Pourquoi est-ce que cela n’a pas abouti ? De la tentative d’abolition de classement au CPE? De celle en ce moment même de restriction des leçons particulières ? Notre système est élitiste parce que ceux qui y ont leurs intérêts veulent le maintenir ainsi et font pression sur les responsables du système. Avec souvent d’ailleurs l’aide indirecte de la presse qui rend compte et répercute mais ne prend pas assez de distance et n’analyse pas suffisamment.

Pourrait-on dire qu’il ne faut pas confondre entre le thermomètre (les notes scolaires) et la température (les méthodes d’enseignement desuètes)?

Pendant toutes les années où j’ai été associée à l’exercice du CPE, je me suis dit que les réponses des élèves et donc leurs résultats rendaient compte autant sinon davantage de l’enseignement prodigué que de l’apprentissage encouru. Je suis donc d’accord pour dire qu’il y a erreur sur la cible! Ce ne sont pas les apprenants qui devraient être évalués mais l’Ecole!

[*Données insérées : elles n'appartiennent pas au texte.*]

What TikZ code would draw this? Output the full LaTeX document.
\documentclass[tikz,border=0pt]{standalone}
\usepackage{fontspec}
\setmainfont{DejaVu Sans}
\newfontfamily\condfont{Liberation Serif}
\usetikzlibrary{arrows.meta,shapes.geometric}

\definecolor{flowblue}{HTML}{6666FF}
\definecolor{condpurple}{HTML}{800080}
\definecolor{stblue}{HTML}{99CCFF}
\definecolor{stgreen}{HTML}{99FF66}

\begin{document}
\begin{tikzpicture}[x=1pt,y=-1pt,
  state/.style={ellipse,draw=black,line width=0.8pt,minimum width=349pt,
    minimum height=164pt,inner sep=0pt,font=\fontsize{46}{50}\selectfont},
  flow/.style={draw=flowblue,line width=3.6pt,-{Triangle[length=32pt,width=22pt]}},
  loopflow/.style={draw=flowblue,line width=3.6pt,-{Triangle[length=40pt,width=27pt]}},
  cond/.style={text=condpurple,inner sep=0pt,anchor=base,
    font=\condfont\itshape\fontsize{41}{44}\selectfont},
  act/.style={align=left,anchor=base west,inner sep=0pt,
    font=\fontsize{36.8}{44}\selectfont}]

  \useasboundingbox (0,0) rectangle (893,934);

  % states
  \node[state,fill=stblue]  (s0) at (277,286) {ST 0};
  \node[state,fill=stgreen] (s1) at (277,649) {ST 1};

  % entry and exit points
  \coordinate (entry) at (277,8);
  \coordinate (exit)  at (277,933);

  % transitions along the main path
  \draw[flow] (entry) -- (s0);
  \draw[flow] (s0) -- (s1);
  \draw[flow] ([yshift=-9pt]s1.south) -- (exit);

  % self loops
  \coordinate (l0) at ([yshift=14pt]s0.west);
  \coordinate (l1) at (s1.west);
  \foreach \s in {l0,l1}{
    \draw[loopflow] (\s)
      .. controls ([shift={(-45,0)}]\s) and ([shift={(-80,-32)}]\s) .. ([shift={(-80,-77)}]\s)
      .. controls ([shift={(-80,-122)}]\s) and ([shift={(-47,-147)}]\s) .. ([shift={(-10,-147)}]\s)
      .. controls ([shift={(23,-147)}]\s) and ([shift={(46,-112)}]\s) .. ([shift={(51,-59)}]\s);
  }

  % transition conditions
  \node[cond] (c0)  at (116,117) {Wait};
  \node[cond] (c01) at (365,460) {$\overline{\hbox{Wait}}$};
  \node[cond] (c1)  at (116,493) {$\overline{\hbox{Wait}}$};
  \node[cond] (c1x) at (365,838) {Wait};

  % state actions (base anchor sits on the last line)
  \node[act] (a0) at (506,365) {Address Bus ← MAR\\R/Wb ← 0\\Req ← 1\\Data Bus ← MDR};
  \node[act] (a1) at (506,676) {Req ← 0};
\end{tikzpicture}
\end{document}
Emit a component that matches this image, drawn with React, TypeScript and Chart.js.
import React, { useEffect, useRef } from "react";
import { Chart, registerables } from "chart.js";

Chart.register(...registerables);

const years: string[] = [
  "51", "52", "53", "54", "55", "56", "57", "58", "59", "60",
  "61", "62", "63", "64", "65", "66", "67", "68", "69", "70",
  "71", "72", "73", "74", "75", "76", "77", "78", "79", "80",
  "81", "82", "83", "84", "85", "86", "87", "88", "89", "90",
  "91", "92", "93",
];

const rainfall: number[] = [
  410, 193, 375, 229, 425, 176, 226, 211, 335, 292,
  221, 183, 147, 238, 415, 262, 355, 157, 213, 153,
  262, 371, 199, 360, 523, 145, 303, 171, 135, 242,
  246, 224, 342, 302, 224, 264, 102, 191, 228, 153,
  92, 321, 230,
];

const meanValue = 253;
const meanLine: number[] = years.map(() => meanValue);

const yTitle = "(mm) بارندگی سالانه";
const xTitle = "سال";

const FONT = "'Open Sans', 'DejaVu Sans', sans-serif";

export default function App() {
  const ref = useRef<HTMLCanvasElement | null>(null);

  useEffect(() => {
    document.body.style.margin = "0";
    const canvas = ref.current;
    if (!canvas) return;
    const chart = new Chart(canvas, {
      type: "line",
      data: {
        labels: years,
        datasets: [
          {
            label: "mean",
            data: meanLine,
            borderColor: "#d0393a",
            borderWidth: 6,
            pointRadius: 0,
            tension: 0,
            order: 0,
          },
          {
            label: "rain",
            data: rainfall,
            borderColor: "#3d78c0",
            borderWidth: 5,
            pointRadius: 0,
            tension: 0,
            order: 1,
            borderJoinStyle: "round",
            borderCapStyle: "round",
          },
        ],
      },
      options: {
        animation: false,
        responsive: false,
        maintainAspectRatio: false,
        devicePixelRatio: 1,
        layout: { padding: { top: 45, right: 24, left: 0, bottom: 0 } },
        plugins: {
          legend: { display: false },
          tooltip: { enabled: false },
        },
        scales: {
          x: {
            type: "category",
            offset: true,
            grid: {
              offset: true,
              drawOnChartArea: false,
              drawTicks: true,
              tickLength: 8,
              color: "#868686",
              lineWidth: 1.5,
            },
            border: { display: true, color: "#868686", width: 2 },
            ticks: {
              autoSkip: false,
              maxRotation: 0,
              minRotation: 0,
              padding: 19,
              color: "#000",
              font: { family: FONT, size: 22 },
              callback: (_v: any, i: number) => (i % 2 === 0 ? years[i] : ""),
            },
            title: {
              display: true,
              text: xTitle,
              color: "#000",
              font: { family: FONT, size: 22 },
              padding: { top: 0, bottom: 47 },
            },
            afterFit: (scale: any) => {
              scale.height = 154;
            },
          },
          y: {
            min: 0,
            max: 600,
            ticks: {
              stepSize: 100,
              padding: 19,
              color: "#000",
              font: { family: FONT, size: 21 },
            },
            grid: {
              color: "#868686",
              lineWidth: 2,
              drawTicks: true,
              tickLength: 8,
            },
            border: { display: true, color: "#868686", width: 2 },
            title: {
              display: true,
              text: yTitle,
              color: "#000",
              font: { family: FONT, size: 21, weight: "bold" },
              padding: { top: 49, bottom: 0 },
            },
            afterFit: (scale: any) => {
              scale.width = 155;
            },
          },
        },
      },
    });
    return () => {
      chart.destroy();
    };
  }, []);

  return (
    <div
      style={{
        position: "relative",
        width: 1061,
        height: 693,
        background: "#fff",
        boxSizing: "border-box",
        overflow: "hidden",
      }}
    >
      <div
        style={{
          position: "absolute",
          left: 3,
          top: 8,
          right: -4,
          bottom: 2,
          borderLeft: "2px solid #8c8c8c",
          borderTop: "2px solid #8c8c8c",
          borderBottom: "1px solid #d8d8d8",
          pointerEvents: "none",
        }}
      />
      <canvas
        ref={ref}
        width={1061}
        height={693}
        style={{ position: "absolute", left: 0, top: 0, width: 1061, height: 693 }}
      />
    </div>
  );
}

L’évaluation est pervertie de sa fonction réelle dans nos systèmes scolaires actuels.

Comment favoriser, éventuellement, ce que des pédagogues appellent l’école de la coopération pour remplacer celle de la compétition.

Depuis vingt ans que je suis dans la formation des enseignants je puis affirmer que nos formations vont dans ce sens. Dans les classes, il se fait de plus en plus de travaux de groupes. Mais une école est un microcosme de la société. On ne peut pas avoir une société batie sur des valeurs de compétition à outrance, de réussite facile et de trafic d’influences et une école fondée sur le respect et la collaboration. Cette question n’interpelle pas uniquement l’Ecole mais notre société toute entière.

L’Ecole mauricienne a maintes fois initié de tels projets. Je pense notamment au Education for All (EDEV). Et en ce moment le Enhancement Programme for Std IV qui représente un espace privilégié d’activités. Peut-être que c’est par ces entrées indirectes, non frontales que le changement va s’opérer.